CONCLUSIONS AND FUTURE WORK
In this paper we have shown that the MMMX architecture, which features extended subwords and a matrix register file (MRF), can also be used to accelerate color space conversions and different similarity measurement functions. The MRF was proposed to improve the efficiency of 2-D block-based algorithms, which are used in many media applications. In this paper, it is shown, however, that it can also be used to rearrange strided data, as is needed in color space conversion. In this way, many rearrangement instructions needed by conventional SIMD extensions are eliminated. In addition, it was shown that if extended subwords are supported and a few general SIMD instructions, then special-purpose instructions, such as the SAD instruction, provide little additional benefit. Specifically, the speedup of the MMX/SSE implementation of the SAD kernel that uses the SPI psadbw is only 15% faster than the MMMX implementation. Furthermore, the usefulness of the SPI psadw is limited, since it can only be used for the SAD kernel. It can, for example, not be used to calculate the SAD of two histograms, since the histogram elements are wider than 8 bits.
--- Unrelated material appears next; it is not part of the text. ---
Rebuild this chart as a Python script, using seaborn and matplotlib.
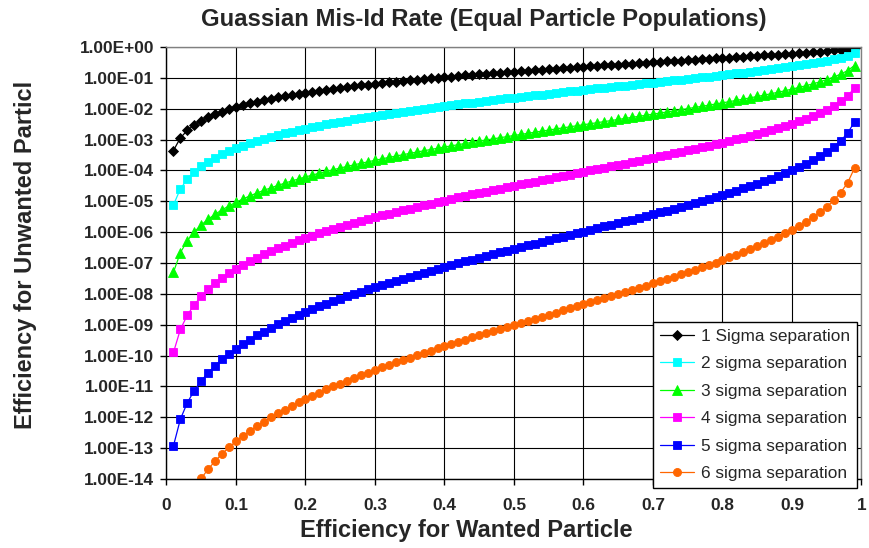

In other words, we have shown that the MMMX architecture is very versatile. We remark that we do not claim that SPIs are not useful. However, when extended subwords are supported, their usefulness is limited.
Results have been obtained by synthesizing the MMX and MMMX instruction sets in the sim-outorder simulator of the SimpleScalar toolset. They show that MMMX improves performance compared to MMX by a factor of up to 3.0. The main reason for this performance improvement is the reduction of the dynamic number of instructions. The use of extended subwords avoids conversion overhead between different packed data types and, furthermore, allows more operations to be packed in a single SIMD instruction and the MRF avoids rearrangement overhead. The results also show that using, at most, 13 extra media registers yields an additional performance improvement ranging from 1.38 to 1.57. Although it is well-known that the small number of architectural registers is a limitation of the MMX architecture, it is somewhat surprising that using a larger register file can provide a speedup of up to 1.57.
As future work, we consider investigating ways to either reduce the number of scalar instructions or to overlap their execution with the execution of SIMD instructions. In addition, data accesses in many multimedia kernels, for example, motion estimation and compensation, are inherently misaligned. Therefore, new techniques are needed to improve the efficiency of misaligned accesses.